Bisnis.com, MATARAM - Kenaikan Cukai Hasil Tembakau (CHT) sejumlah 12,5 persen pada 2022 membuat petani tembakau di Nusa Tenggara Barat merasa keberatan karena akan berdampak pada serapan tembakau petani.
Petani tembakau di NTB awalnya berharap kenaikan CHT tidak tinggi agar penyerapan tembakau petani tetap stabil dan petani tidak mengalami kerugian. Ketua Asosiasi Petani Tembakau Indonesia (APTI) NTB Sahminuddin menjelaskan kenaikan CHT seharusnya menunggu kondisi perekonomian nasional membaik.
"Dengan kenaikan 12 persen pasri berdampak bagi petani tembakau di NTB. Seharusnya kenaikan CHT menunggu ekonomi stabil, saat ini ekonomi belum stabil, hal itu pasti akan berdampak pada penurunan penjualan tembakau," jelas Sahminuddin pada Selasa (14/12/2021).
Sahmimuddin menjelaskan pemerintah juga menaikkan cukai rokok jenis Sigaret Kretek Tangan (SKT) yang awalnya direncanakan tidak naik. Dengan naiknya cukai SKT dinilai akan berdampak pada petani tembakau.
"Awalnya SKT tidak dinaikkan, ternyata keputusannya naik bersama rokok SKM dan SPM. produksi di SKT ini melibatkan banyak pekerja, mereka pasti akan terdampak, seperti pengurangan tenaga kerja.

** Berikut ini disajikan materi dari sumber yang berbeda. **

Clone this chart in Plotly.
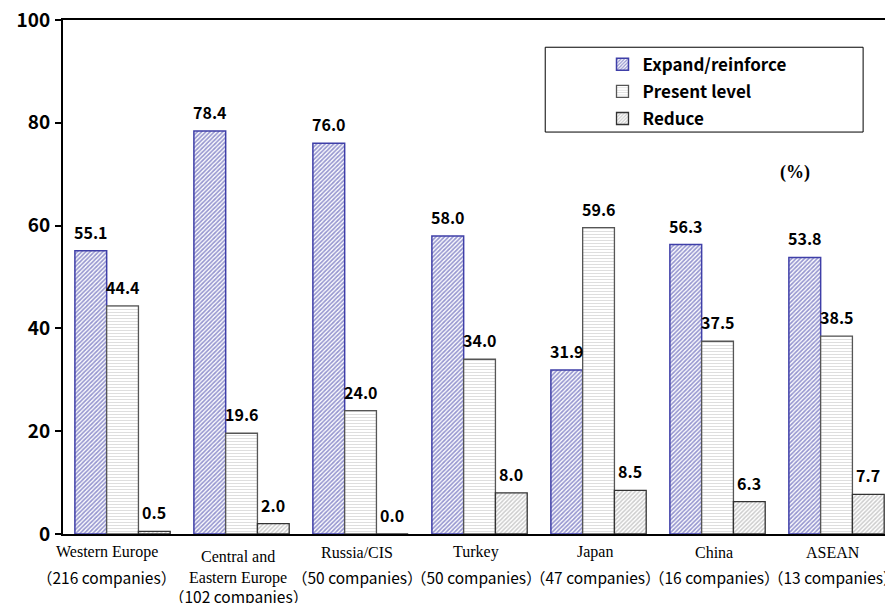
import plotly.graph_objects as go

# -----------------------------
# Data
# -----------------------------
regions = ["Western Europe", "Central and<br>Eastern Europe", "Russia/CIS", "Turkey",
           "Japan", "China", "ASEAN"]
counts = ["216", "102", "50", "50", "47", "16", "13"]
expand = [55.1, 78.4, 76.0, 58.0, 31.9, 56.3, 53.8]
present = [44.4, 19.6, 24.0, 34.0, 59.6, 37.5, 38.5]
reduce_ = [0.5, 2.0, 0.0, 8.0, 8.5, 6.3, 7.7]

SERIF = "Liberation Serif, Times New Roman, serif"
GOTHIC = "Noto Sans CJK JP, sans-serif"

x = list(range(len(regions)))
BW = 0.267
series = [
    ("Expand/reinforce", expand, -0.4,
     dict(color="white", line=dict(color="#3f3fa8", width=1.5),
          pattern=dict(shape="/", fgcolor="#2e2ea0", bgcolor="white", size=3, solidity=0.55))),
    ("Present level", present, -0.4 + BW,
     dict(color="white", line=dict(color="#555555", width=1.3),
          pattern=dict(shape="-", fgcolor="#bdbdbd", bgcolor="white", size=3, solidity=0.35))),
    ("Reduce", reduce_, -0.4 + 2 * BW,
     dict(color="white", line=dict(color="#333333", width=1.3),
          pattern=dict(shape="/", fgcolor="#9a9a9a", bgcolor="white", size=3, solidity=0.5))),
]

fig = go.Figure()
for i, (name, vals, off, marker) in enumerate(series):
    fig.add_trace(go.Bar(x=x, y=vals, name=name, offset=off, width=BW,
                         marker=marker, legendgroup=str(i)))
    for xi, v in zip(x, vals):
        fig.add_annotation(x=xi + off + BW / 2, y=v, text=f"{v:.1f}", showarrow=False,
                           xanchor="center", yanchor="middle", yshift=19,
                           font=dict(family=GOTHIC, size=16, color="black", weight="bold"))

# category labels below the axis (first one sits a bit left in the original)
for xi, r, c in zip(x, regions, counts):
    two = "<br>" in r
    dx = -16 if xi == 0 else -3
    fig.add_annotation(x=xi, y=0, yref="paper", text=r, showarrow=False, xshift=dx,
                       xanchor="center", yanchor="middle", yshift=-33 if two else -18,
                       font=dict(family=SERIF, size=16, color="black"))
    fig.add_annotation(x=xi, y=0, yref="paper", text=f"（{c} companies）", showarrow=False,
                       xshift=dx, xanchor="center", yanchor="middle",
                       yshift=-62 if two else -43,
                       font=dict(family=GOTHIC, size=15.5, color="black"))

fig.add_annotation(
    x=0.882, y=0.704, xref="paper", yref="paper", text="<b>(%)</b>",
    xanchor="center", yanchor="middle",
    showarrow=False, font=dict(family=SERIF, size=18, color="black"),
)

# legend frame
fig.add_shape(type="rect", xref="paper", yref="paper", x0=0.581, x1=0.964, y0=0.782, y1=0.947,
              line=dict(color="black", width=1), fillcolor="white", layer="below")

# the page body adds an 8px offset, so margins are shifted to compensate
fig.update_layout(
    width=893, height=603,
    margin=dict(l=55, r=8, t=12, b=77),
    paper_bgcolor="white", plot_bgcolor="white",
    barmode="overlay",
    font=dict(family=SERIF, color="black"),
    showlegend=True,
    legend=dict(
        x=0.650, y=0.948, xanchor="left", yanchor="top",
        bgcolor="rgba(0,0,0,0)", borderwidth=0,
        font=dict(family=GOTHIC, size=17, color="black", weight="bold"),
        itemwidth=30, tracegroupgap=2,
    ),
)

fig.update_xaxes(
    range=[-0.5, 6.475], showticklabels=False, automargin=False,
    showline=True, linecolor="black", linewidth=2, mirror=True,
    ticks="", showgrid=False, zeroline=False,
)
fig.update_yaxes(
    range=[0, 100], tickvals=[0, 20, 40, 60, 80, 100], automargin=False,
    showgrid=False, zeroline=False, ticklabeloverflow="allow",
    showline=True, linecolor="black", linewidth=2, mirror=False,
    ticks="outside", ticklen=6, tickwidth=2, tickcolor="black", ticklabelstandoff=1,
    tickfont=dict(family=GOTHIC, size=19, color="black", weight="bold"),
)

fig.write_html("out.html")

Awalnya kami berharap dengan tidak naikknya CHT di rokok Sigaret konsumen akan beralih ke sana dan produksi akan meningkat," kata dia.
Tembakau menjadi salah satu andalan petani NTB, Data Direktorat Jenderal Perkebunan menyebutkan produksi tembakau di NTB mencapai 45.090 ton pada 2021. Tembakau di NTB diserap oleh industri rokok yang ada di Lombok Timur. Jumlah petani tembakau sendiri mencapai 200.000 orang.
"Petani tembakau selama ini dibina oleh PT.Djarum dan PT.Aliansi, tetapi sekarang mereka sudah hengkang. Tentu ini akan berdampak terhadap petani," kata Sahminuddin.